--- Goal ---
All lines from the top of the records below through the line holding "import pandas as pd", and only those, should be printed exactly, minus the pictures.

═════ Provided entries ═════

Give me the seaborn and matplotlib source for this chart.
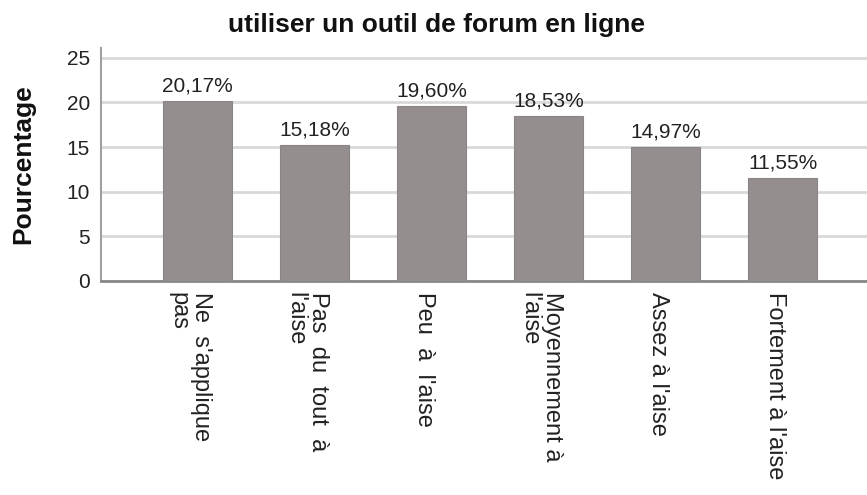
import matplotlib
matplotlib.use("Agg")
import matplotlib.pyplot as plt
import matplotlib.transforms as mtransforms
import seaborn as sns
import pandas as pd

categories = [
    "Ne  s'applique\npas",
    "Pas  du  tout  à\nl'aise",
    "Peu  à  l'aise",
    "Moyennement à\nl'aise",
    "Assez à l'aise",
    "Fortement à l'aise",
]
percentages = [20.17, 15.18, 19.60, 18.53, 14.97, 11.55]
y_ticks = [0, 5, 10, 15, 20, 25]

title = "utiliser un outil de forum en ligne"
y_label = "Pourcentage"

sns.set_theme(style="white")
plt.rcParams["font.family"] = ["Liberation Sans", "DejaVu Sans"]

df = pd.DataFrame({"cat": categories, "pct": percentages})

W, H = 867, 495
fig = plt.figure(figsize=(W / 100, H / 100), dpi=100)
ax = fig.add_axes([101 / W, 1 - 281 / H, 766 / W, (281 - 48) / H])

sns.barplot(data=df, x="cat", y="pct", color="#948f8e", saturation=1,
            width=0.59, edgecolor="#8a8584", linewidth=0.8, ax=ax, zorder=3)

ax.set_xlim(-0.825, 5.72)
ax.set_ylim(0, 26.1)
ax.set_yticks(y_ticks)
ax.yaxis.grid(True, color="#d9d9d9", linewidth=2, zorder=0)
ax.set_axisbelow(True)

for side in ("top", "right"):
    ax.spines[side].set_visible(False)
ax.spines["left"].set_color("#a0a0a0")
ax.spines["left"].set_linewidth(1.5)
ax.spines["bottom"].set_color("#888888")
ax.spines["bottom"].set_linewidth(2)

ax.tick_params(axis="y", length=0, pad=8, labelsize=15, labelcolor="#222222")
ax.tick_params(axis="x", length=0, pad=8, labelsize=17, labelcolor="#222222")
shift = mtransforms.ScaledTranslation(-0.08, 0, fig.dpi_scale_trans)
for lbl in ax.get_xticklabels():
    lbl.set_rotation(270)
    lbl.set_ha("center")
    lbl.set_va("top")
    lbl.set_multialignment("left")
    lbl.set_linespacing(1.0)
    lbl.set_transform(lbl.get_transform() + shift)

ax.set_xlabel("")
ax.set_ylabel("")

labels = [f"{v:.2f}%".replace(".", ",") for v in percentages]
ax.bar_label(ax.containers[0], labels=labels, padding=4, fontsize=15,
             color="#222222")

fig.text(437 / W, 1 - 25 / H, title, ha="center", va="center",
         fontsize=19, fontweight="bold", color="#111111")
fig.text(23 / W, 1 - 164 / H, y_label, ha="center", va="center",
         rotation=90, fontsize=19, fontweight="bold", color="#111111")

fig.savefig("out.png", dpi=100)
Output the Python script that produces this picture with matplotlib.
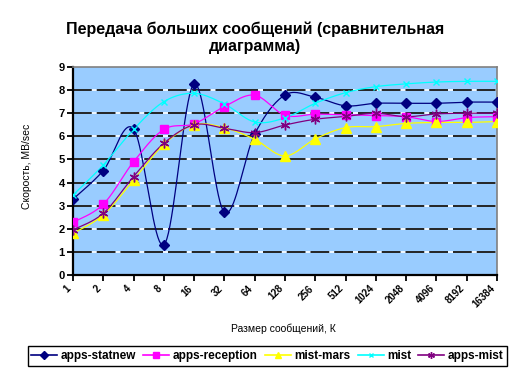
import numpy as np
import matplotlib
matplotlib.use('Agg')
import matplotlib.pyplot as plt

plt.rcParams['font.family'] = ['Liberation Sans', 'DejaVu Sans']
plt.rcParams['lines.scale_dashes'] = False

# message sizes (K) and throughput in MB/sec for each program
sizes = ['1', '2', '4', '8', '16', '32', '64', '128', '256', '512', '1024', '2048', '4096', '8192', '16384']
apps_statnew = [3.28, 4.52, 6.32, 1.3, 8.27, 2.71, 6.1, 7.79, 7.69, 7.32, 7.43, 7.43, 7.43, 7.48, 7.48]
apps_reception = [2.28, 3.06, 4.9, 6.3, 6.54, 7.29, 7.78, 6.91, 6.96, 6.93, 6.9, 6.85, 6.64, 6.81, 6.85]
mist_mars = [1.8, 2.6, 4.11, 5.65, 6.5, 6.37, 5.87, 5.15, 5.89, 6.38, 6.42, 6.56, 6.6, 6.6, 6.64]
mist = [3.46, 4.76, 6.3, 7.5, 7.86, 7.4, 6.62, 6.8, 7.43, 7.89, 8.15, 8.27, 8.35, 8.38, 8.38]
apps_mist = [1.95, 2.67, 4.26, 5.7, 6.5, 6.35, 6.16, 6.49, 6.74, 6.86, 7.0, 6.85, 6.97, 7.0, 7.0]


def smooth(y, n=20):
    # excel-like smoothed line (bezier through the points)
    y = np.asarray(y, dtype=float)
    x = np.arange(len(y), dtype=float)
    xs, ys = [], []
    for i in range(len(y) - 1):
        i0 = max(i - 1, 0)
        i3 = min(i + 2, len(y) - 1)
        p0x, p0y = x[i], y[i]
        p3x, p3y = x[i + 1], y[i + 1]
        c1x = p0x + (x[i + 1] - x[i0]) / 6.0
        c1y = p0y + (y[i + 1] - y[i0]) / 6.0
        c2x = p3x - (x[i3] - x[i]) / 6.0
        c2y = p3y - (y[i3] - y[i]) / 6.0
        t = np.linspace(0, 1, n, endpoint=(i == len(y) - 2))
        b0 = (1 - t) ** 3
        b1 = 3 * (1 - t) ** 2 * t
        b2 = 3 * (1 - t) * t ** 2
        b3 = t ** 3
        xs.append(b0 * p0x + b1 * c1x + b2 * c2x + b3 * p3x)
        ys.append(b0 * p0y + b1 * c1y + b2 * c2y + b3 * p3y)
    return np.concatenate(xs), np.concatenate(ys)


fig = plt.figure(figsize=(5.11, 3.76), dpi=100)
ax = fig.add_axes([73 / 511, 1 - 275 / 376, (497 - 73) / 511, (275 - 67) / 376])
ax.set_facecolor('#99CCFF')

# gridlines: black with small white gaps
for g in range(1, 9):
    ax.axhline(g, color='white', lw=1.2, zorder=1)
    ax.axhline(g, color='black', lw=1.2, dashes=(13.5, 3.6), zorder=1.5)

series = [
    ('apps-statnew', apps_statnew, '#000080', 'D', 5.5, 1),
    ('apps-reception', apps_reception, '#FF00FF', 's', 6, 1),
    ('mist-mars', mist_mars, '#FFFF00', '^', 6.5, 1),
    ('mist', mist, '#00FFFF', 'x', 5, 1.0),
    ('apps-mist', apps_mist, '#800080', (6, 2, 0), 7, 1.0),
]
x = np.arange(len(sizes))
for name, vals, col, mk, ms, mew in series:
    sx, sy = smooth(vals)
    ax.plot(sx, sy, color=col, lw=0.9, zorder=3)
    ax.plot(x, vals, linestyle='none', marker=mk, ms=ms, color=col,
            markeredgecolor=col, mew=mew, zorder=4)
    # legend proxy
    ax.plot([], [], color=col, lw=1.2, marker=mk, ms=ms * 0.7, mew=mew,
            markeredgecolor=col, label=name)

ax.set_xlim(0, len(sizes) - 1)
ax.set_ylim(0, 9)
ax.set_xticks(x)
ax.set_xticklabels(sizes, rotation=45, ha='right', fontsize=7, fontweight='bold')
ax.set_yticks(range(10))
ax.set_yticklabels([str(v) for v in range(10)], fontsize=8, fontweight='bold')
ax.tick_params(axis='both', direction='out', length=4, width=1.3, color='black', pad=2)

ax.spines['left'].set_color('black')
ax.spines['left'].set_linewidth(1.6)
ax.spines['bottom'].set_color('black')
ax.spines['bottom'].set_linewidth(1.6)
ax.spines['top'].set_color('#808080')
ax.spines['right'].set_color('#808080')
ax.spines['top'].set_linewidth(1.2)
ax.spines['right'].set_linewidth(1.2)

fig.text(255 / 511, 1 - 38 / 376, 'Передача больших сообщений (сравнительная\nдиаграмма)',
         ha='center', va='center', fontsize=11.5, fontweight='bold', linespacing=1.15)
fig.text(27 / 511, 1 - 166 / 376, 'Скорость, MB/sec', rotation=90,
         ha='center', va='center', fontsize=7.5)
fig.text(283 / 511, 1 - 329 / 376, 'Размер сообщений, К', ha='center', va='center', fontsize=7.5)

leg = fig.legend(loc='center', bbox_to_anchor=(267.5 / 511, 1 - 356 / 376), ncol=5,
                 fancybox=False, edgecolor='black', framealpha=1,
                 prop={'size': 8.5, 'weight': 'bold'}, handlelength=2.2,
                 handletextpad=0.3, columnspacing=0.6, borderpad=0.3)
leg.get_frame().set_linewidth(1.0)

plt.savefig('out.png', dpi=100)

═════

--- Written reply ---
Give me the seaborn and matplotlib source for this chart.
import matplotlib
matplotlib.use("Agg")
import matplotlib.pyplot as plt
import matplotlib.transforms as mtransforms
import seaborn as sns
import pandas as pd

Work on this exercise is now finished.